6. Christians are like Timex watches; they take a licking and keep on ticking
Most Americans remember that old advertisement. It likely aired in other nations around the world as well. In the commercial, a Timex watch was submerged in a swimming pool and ran over by a truck, yet it continued its faithful second-by-second ticking.
We pray for instant healing. We confess wellness in spirit, soul and body. But what about those months (and perhaps years) when we feel like we’ve been run over by a truck? Faith keeps ticking, faithfully, joyously, consistently, eternally. Ten years from now, “tick-tock, tick-tock”. Twenty years from now, “tick-tock, tick-tock”. Satan’s plan is to make people quit, to shut down progress and weary the believer to the point where he or she resigns, “what’s the use?” When life is at its worst God is at His best, so faith should also be at its best.
Note some beautiful promises from Job…
“For there is hope of a tree, if it be cut down, that it will sprout again…Though the root thereof wax old in the earth, and the stock thereof die in the ground; yet through the scent of water it will bud, and bring forth boughs like a plant” (Job 14:7-9). Just the scent of water! That suggests discerning the faintest hint of the Holy Spirit’s activity in your life. His faintest touch is enough to revive dead hopes and dreams.
“But he knows the way that I take: when he has tried me, I shall come forth as gold” (Job 23:10). If the trial refines a purer faith and more intimate relationship, the devil has miserably failed in his attack?
“For God maketh my heart soft” (Job 23:16). This King James Version translation reads differently in other versions, but it is true that suffering can make a man bitter or make him better. The devil assumes the attack will cause the sufferer to rebel (just as he rebelled) and make the heart hard toward its Maker. But trust in God’s goodness has a softening effect and if a person becomes more sensitive and tender toward the Lord then the enemy made a mistake in ever initiating the attack.
“Neither have I gone back from the commandment of his lips; I have esteemed the words of his mouth more than my necessary food” (Job 23:12). The loss of Job’s great wealth may have forced periodic days of fasting whether he wanted to fast or not. No problem, his craving for God’s word overcame all cravings for natural appetites. He never diminished his pursuit of God’s word. As mentioned, Job didn’t have a canonized Bible as do we, yet God spoke to him, so he was not without a constant fresh word. The trials drove Him to the Word, not away from it. If your present difficulty stirs a hunger for God’s word, then the downtime has not been wasted time.
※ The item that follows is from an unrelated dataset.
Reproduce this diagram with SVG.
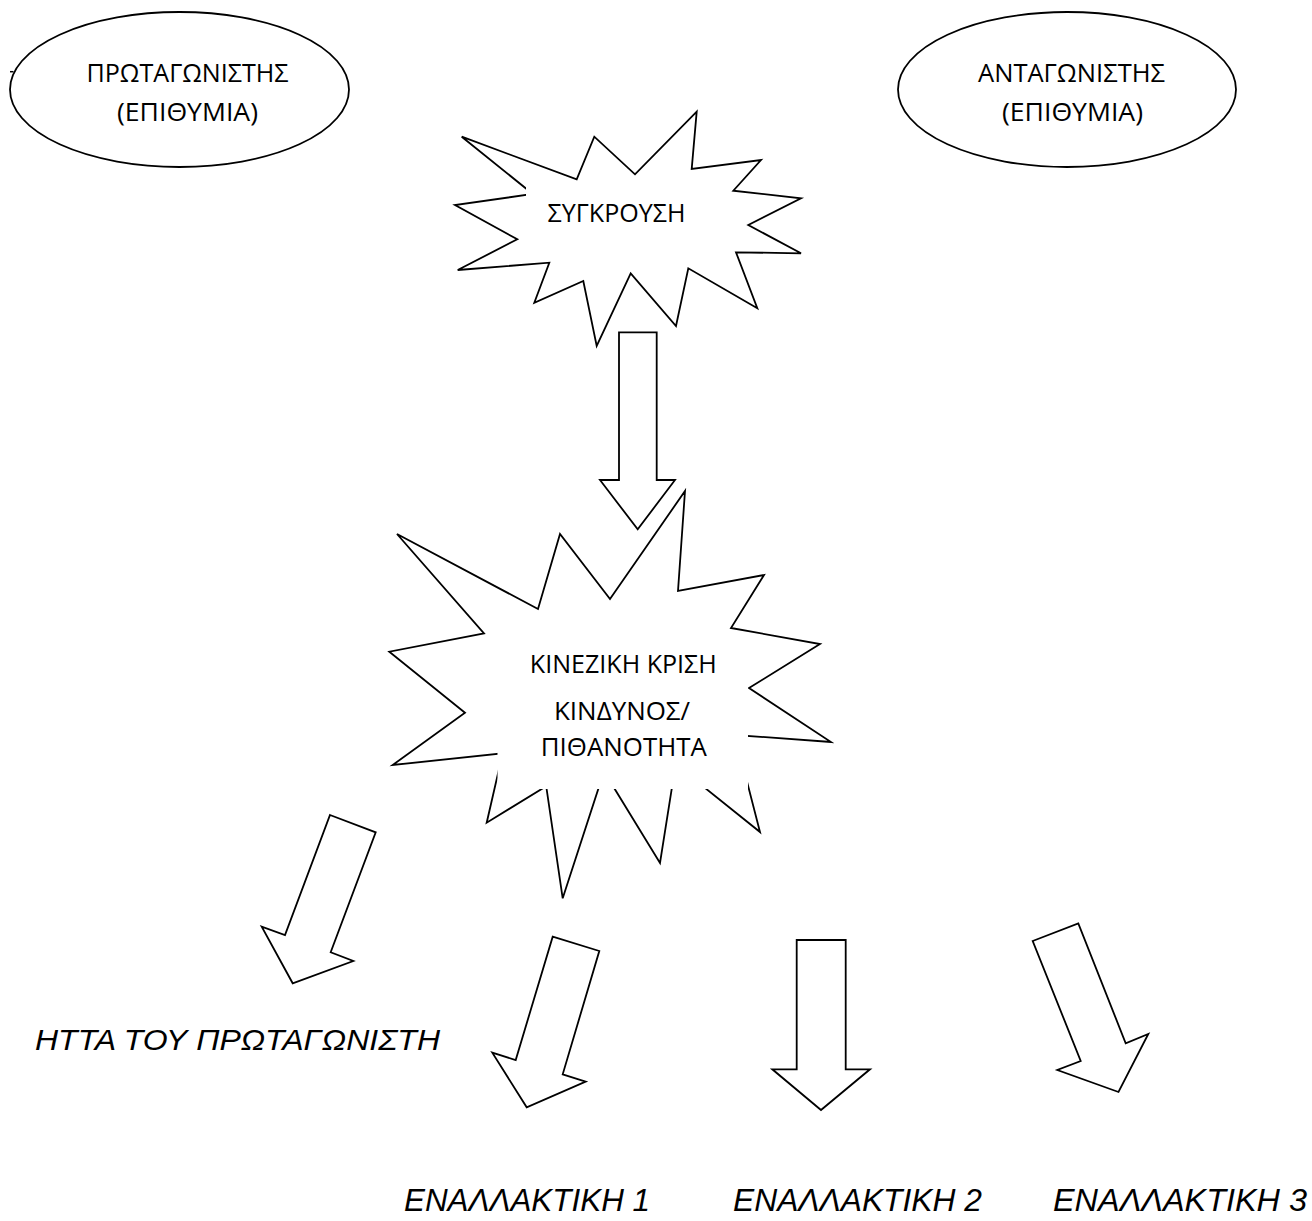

7. You have authority to demand double for your trouble
So how did things turn out for our comrade in suffering? “And the LORD turned the captivity of Job, when he prayed for his friends: also the LORD gave Job twice as much as he had before” (Job 42:10). This is not simply restoration but restoration with interest. “So the LORD blessed the latter end of Job more than his beginning” (vs 12).
Solomon legislated that if the thief is caught he must restore sevenfold (Proverbs 6:31). Moses laid down a less intrusive law, but still a fair payback – “In all cases of illegal possession of an ox, a donkey, a sheep, a garment, or any other lost property about which somebody says, ‘This is mine,’ both parties are to bring their cases before the judges. The one whom the judges declare guilty must pay back double to the other” (Exodus 22:9 NIV). Challenge the Thief, “this is mine!” “This is my healing, my family, my finances, my church, my stuff!” We are not awaiting a verdict. Jesus preannounced that the prince of this world is judged because of the cross (John 12:31,32). The battle is won, but a legal demand must be made for all stolen property. Similar “double for your trouble” laws are recorded in Exodus 22:4 and 7.
Now, observe the redeeming way this warfare book closes – “After this lived Job a hundred and forty years…” (Job 42:16) Pay close attention to the words, “after this”. The assignment for this article involved hope “beyond affliction”. Is there an “after” picture? With God, always. Don’t get stuck viewing your present circumstance. Consider “after this”, what is next. You are not at the end of the road, but at the bend in the road. With God, there is always more. For Job, 140 years more. A lot of sermons can be preached in 140 years, and a lot of souls saved and church buildings built.
Even greater, Job had seven more sons and three daughters. When added to the seven deceased sons and three daughters (still very much a part of his life, waiting in heaven), he then had double for his trouble, fourteen boys and six girls! I do feel a little sorry for Job’s wife with all the additional pregnancies, but in humored contemplation, I wonder if she hadn’t asked for it? Job “saw his sons, and his sons’ sons, even four generations” (Job 42:16). The devil devised to cut short Job’s legacy, when in fact, it came back to bite him and God raised up several more generations of men of God in the land of Uz.
The last statement is classic – “So Job died, being old and full of days” (vs 17). “So Job died”, big deal, we all do. The question is, “So what”? When another generation lives to carry the baton of faith and former generations go to their eternal homes awaiting the grand family reunion, what did the devil actually accomplish? Job died, yes, but he died “full of days”, he didn’t die emptied, he died full!